My first crush was Dana Rossi, this super-cute boy I used to chase around the Kingdom Hall after meetings on Thursdays and Sundays. We were five, and I remember the time I actually caught him. I was breathless from belly laughing as we were running around the big empty hall, and, somehow, I managed to trap him in a row of seats. When we both realized he was caught, we quit laughing.
I very distinctly recall the two of us looking at each other, unblinking and with a growing sense of discomfort between us. I’d been chasing him for months, and finally I’d caught him. Now what? The game didn’t seem very fun anymore.
I crushed hard on that boy for a long time, but my first real feelings of love developed about a year later and were for someone completely different.
Roosevelt Bagby and his mom, Gloria, were friends of my parents. Gloria was a beautiful black woman who always wore deep red lipstick and smelled like cinnamon gum. She was larger than life in all ways, and she was intentional and generous with her hugs. Her arms were safe and loving, and I always found my way into them after our bibles were closed and before we piled into my dad’s work truck for home.
My sister and I studied “My Book of Bible Studies” at Sister Bagby’s apartment, where she and Roosevelt lived. I loved going to their house and was intrigued by the macramé on the wall and flourishing plants in the kitchen. I imagined that I would have macramé and potted plants, too, when I was grown up.
Gloria was a single mom, and she raised the best boy. Roosevelt was kind, and he radiated love and strength – just like his mom, but somehow softer.

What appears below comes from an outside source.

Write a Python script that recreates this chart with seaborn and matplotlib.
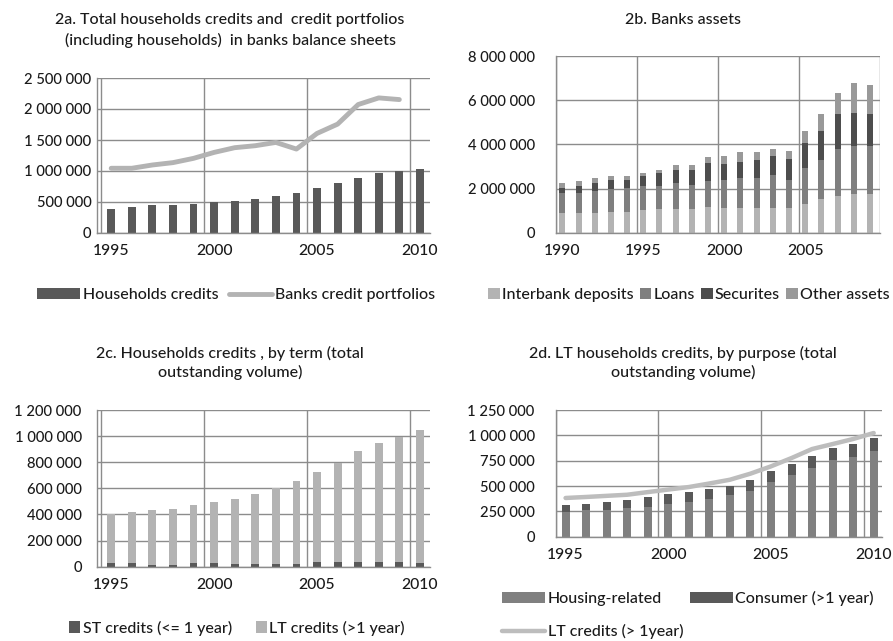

One night when my parents had a meeting with the elders, Roosevelt was appointed our babysitter. My sister was four and I was six at the time, which would have made Roosevelt right around 13. I can, without a doubt, confirm that he was the best babysitter we ever had. He made us hot cocoa, and when the teapot began to whistle, he asked, “Should we turn it off or let it whistle a little longer?” We jumped up and down and shouted, “Let it whistle! Let it whistle!”
After hot cocoa, he led us out to the fenced-in front yard. Even now, at 47 years of age, I remember exactly where we were standing when he said, “Now, look up.”
We tilted our heads back, necks stretched and eyes wide. “Don’t blink,” he said. “The longer you look, the more you’ll see.”
That was my first glimpse of the magnitude of the universe; it was the first time I realized how truly tiny we are, and how there is so much more than what’s inside of our fenced-in lives.
He taught us the nursey rhyme:
Star light, star bright
First star I see tonight
I wish I may, I wish I might
Have the wish I wish tonight
And then we each picked a star and made a wish. He didn’t ask us what we wished for, and I would like to say that I remember now what was so important to me then – but my wish didn’t turn out to be what mattered.
He didn’t mean to, but Roosevelt taught me a lot that night. In the span of a few moments, through a young man’s kindness and patience, I came to understand that the universe is filled with endless, twinkling possibilities.
Roosevelt Bagby taught me what it means to have hope.
I fell in love for the first time on that starry Southern California night. I spent much of my life searching for a person that would make me feel that way again, like I could have anything in the world if I just remembered to look up.